Soil Sampling and Soil Boring
Soil sampling and boring can be a simple part of geotechnical testing or highly complicated, depending on the landscape and the materials used. The most basic tool for soil sampling is the shovel, which is used to gather a sample of the surface soil that is then analysed to understand the properties of the site. However, this form of soil sampling is categorized as “disturbed” due to the fact that the tests for the structural properties of the sample will be viable but not accurately portray the soil, as it would be found in-situ. These “disturbed” sampling methods are still useful for accurately measuring various properties of the soil such as the distribution of grain sizes and water content.
Soil boring is a form of soil sampling that, in comparison to more commonplace methods, is highly specialized and technical. Thus it requires the expertise of a drilling contractor to conduct the geotechnical drilling. Borings are principally split in to two main categories known as large-diameter and small-diameter. The expense and acknowledged safety concerns of large-diameter boring make it a rarely used form of soil sampling. Small-diameter borings are instead frequently used to extract rock cuttings or soil samples and often at a considerable depth. Soil boring as a geotechnical test is classified as “undisturbed” and thus allows engineers to have a reliable understanding of on-site soil conditions.
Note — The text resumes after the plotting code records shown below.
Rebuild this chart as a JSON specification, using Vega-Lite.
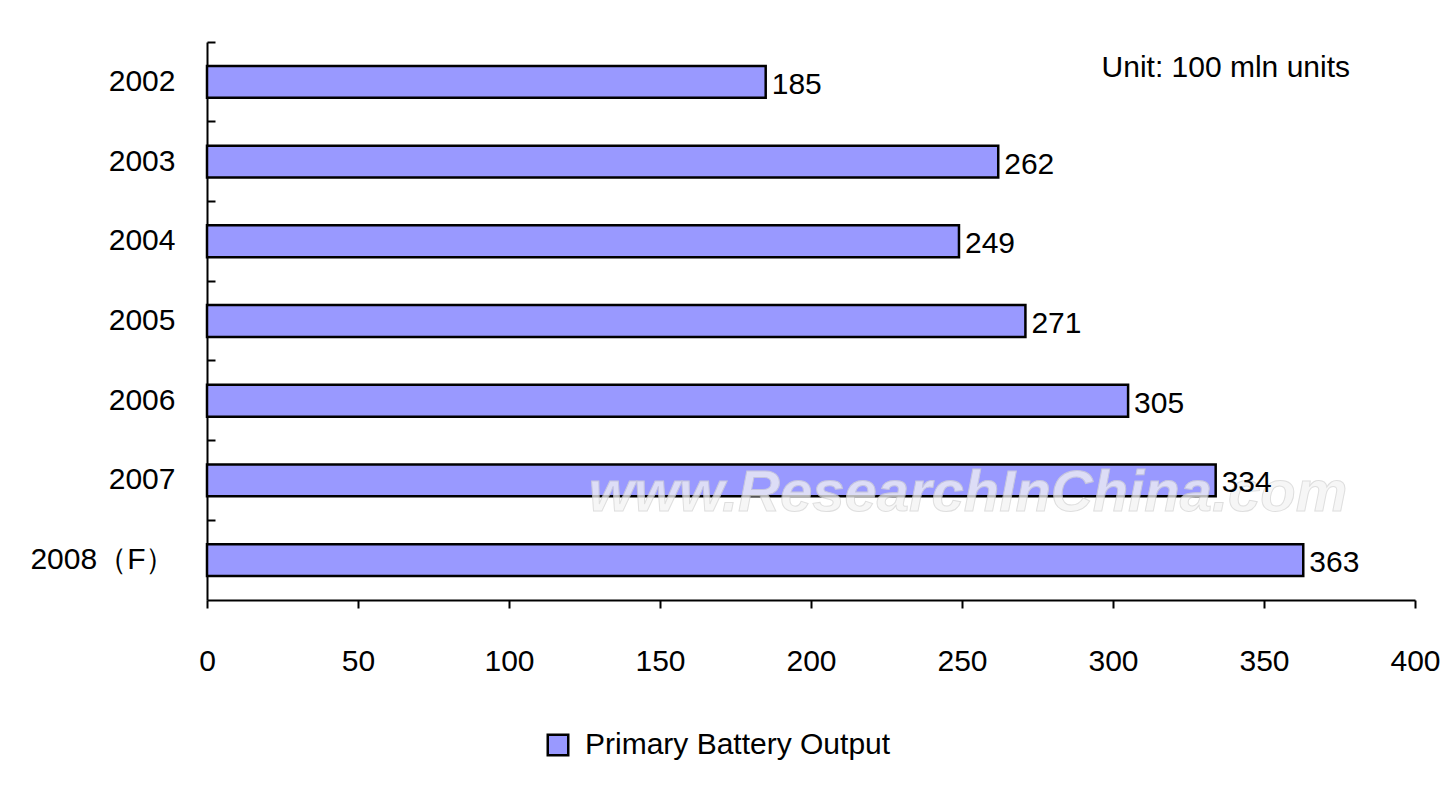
{
  "$schema": "https://vega.github.io/schema/vega-lite/v6.json",
  "autosize": {"type": "none"},
  "width": 1208,
  "height": 558,
  "padding": {"left": 207, "top": 42, "right": 33, "bottom": 200},
  "background": "white",
  "config": {
    "font": "Liberation Sans",
    "view": {"stroke": null},
    "axis": {"grid": false, "domainColor": "black", "domainWidth": 2, "tickColor": "black", "tickWidth": 2, "labelColor": "black", "labelFontSize": 30, "labelFont": "Liberation Sans"}
  },
  "data": {
    "values": [
      {"year": "2002", "value": 185, "series": "Primary Battery Output"},
      {"year": "2003", "value": 262, "series": "Primary Battery Output"},
      {"year": "2004", "value": 249, "series": "Primary Battery Output"},
      {"year": "2005", "value": 271, "series": "Primary Battery Output"},
      {"year": "2006", "value": 305, "series": "Primary Battery Output"},
      {"year": "2007", "value": 334, "series": "Primary Battery Output"},
      {"year": "2008（F）", "value": 363, "series": "Primary Battery Output"}
    ]
  },
  "encoding": {
    "y": {
      "field": "year", "type": "nominal", "sort": null, "title": null,
      "scale": {"domain": ["2002", "2003", "2004", "2005", "2006", "2007", "2008（F）"], "paddingInner": 0, "paddingOuter": 0},
      "axis": {"bandPosition": 0, "tickSize": -8, "labelPadding": 40, "labelAngle": 0}
    },
    "x": {
      "field": "value", "type": "quantitative", "title": null,
      "scale": {"domain": [0, 400], "nice": false},
      "axis": {"values": [0, 50, 100, 150, 200, 250, 300, 350, 400], "tickSize": 8, "labelPadding": 38, "labelFlush": false}
    }
  },
  "layer": [
    {
      "mark": {"type": "bar", "height": {"band": 0.4}, "stroke": "black", "strokeWidth": 2.5},
      "encoding": {
        "color": {"field": "series", "type": "nominal", "title": null,
          "scale": {"range": ["#9999ff"]},
          "legend": {"orient": "none", "legendX": 336, "legendY": 688, "symbolType": "square", "symbolSize": 420, "symbolStrokeColor": "black", "symbolStrokeWidth": 2.5, "symbolOpacity": 1, "labelFontSize": 30, "labelColor": "black", "labelFont": "Liberation Sans", "labelOffset": 12, "labelLimit": 0}
        }
      }
    },
    {
      "transform": [{"filter": "datum.year == '2007'"}],
      "mark": {"type": "text", "font": "Liberation Sans", "fontSize": 58, "fontStyle": "italic", "fontWeight": "bold", "color": "#f4f4f4", "stroke": "#d4d4d4", "strokeWidth": 1, "opacity": 0.75, "align": "center", "baseline": "middle", "dy": 14},
      "encoding": {"x": {"datum": 252}, "text": {"value": "www.ResearchInChina.com"}}
    },
    {
      "mark": {"type": "text", "align": "left", "baseline": "middle", "dx": 6, "dy": 3, "fontSize": 30, "color": "black"},
      "encoding": {"text": {"field": "value", "type": "quantitative"}}
    },
    {
      "transform": [{"filter": "datum.year == '2002'"}],
      "mark": {"type": "text", "align": "right", "baseline": "middle", "fontSize": 30, "color": "black", "dx": -65, "dy": -14},
      "encoding": {"x": {"datum": 400}, "text": {"value": "Unit: 100 mln units"}}
    }
  ]
}
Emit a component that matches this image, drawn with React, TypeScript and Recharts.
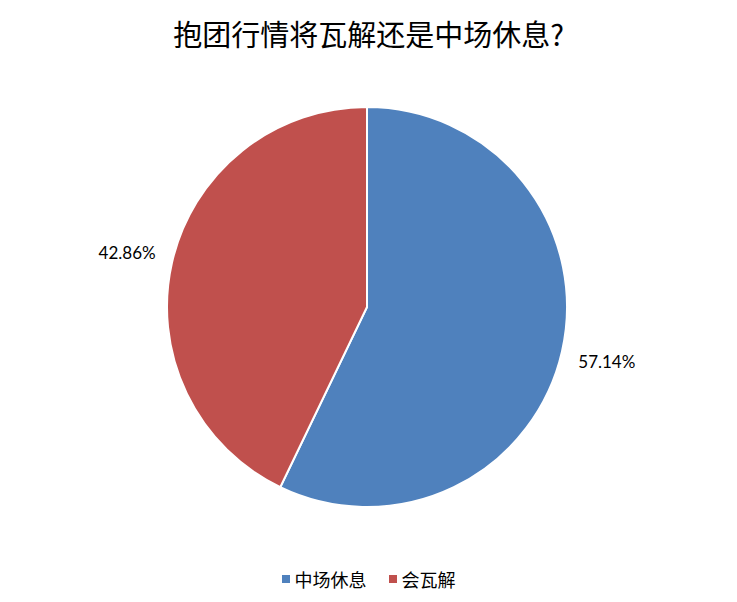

An incredibly large array of laboratory tests can be performed on a sample to understand the soil properties. “Disturbed” samples can be tested for soil properties that are inherently part of the soil matrix and thus not affected when a sample is significantly altered from its on-site conditions. Laboratory tests such as particle-size analysis, hydraulic conductivity tests and soil classification are used on “disturbed” samples. Whereas, the Atterberg limits test, California bearing ratio and soil compaction tests all require “undisturbed” samples gained from soil boring.
A standard penetration test (SPT) is a dynamic penetration in-situ test that collects a disturbed sample that can be used for the simple laboratory tests of soil classification and grain-size analysis. A more complicated cone penetration test (CPT) uses a conical drill tip that is hydraulically punched into soil at a regular and controlled rate. By collecting data on tip resistance and then correlating it to lab data, a number of soil properties can be determined.
These are the three main geotechnical testing methods, however as boring technology advances and laboratory testing improves there will be more an increased demand for specialized drilling contractors to engage in geotechnical drilling for modern construction projects.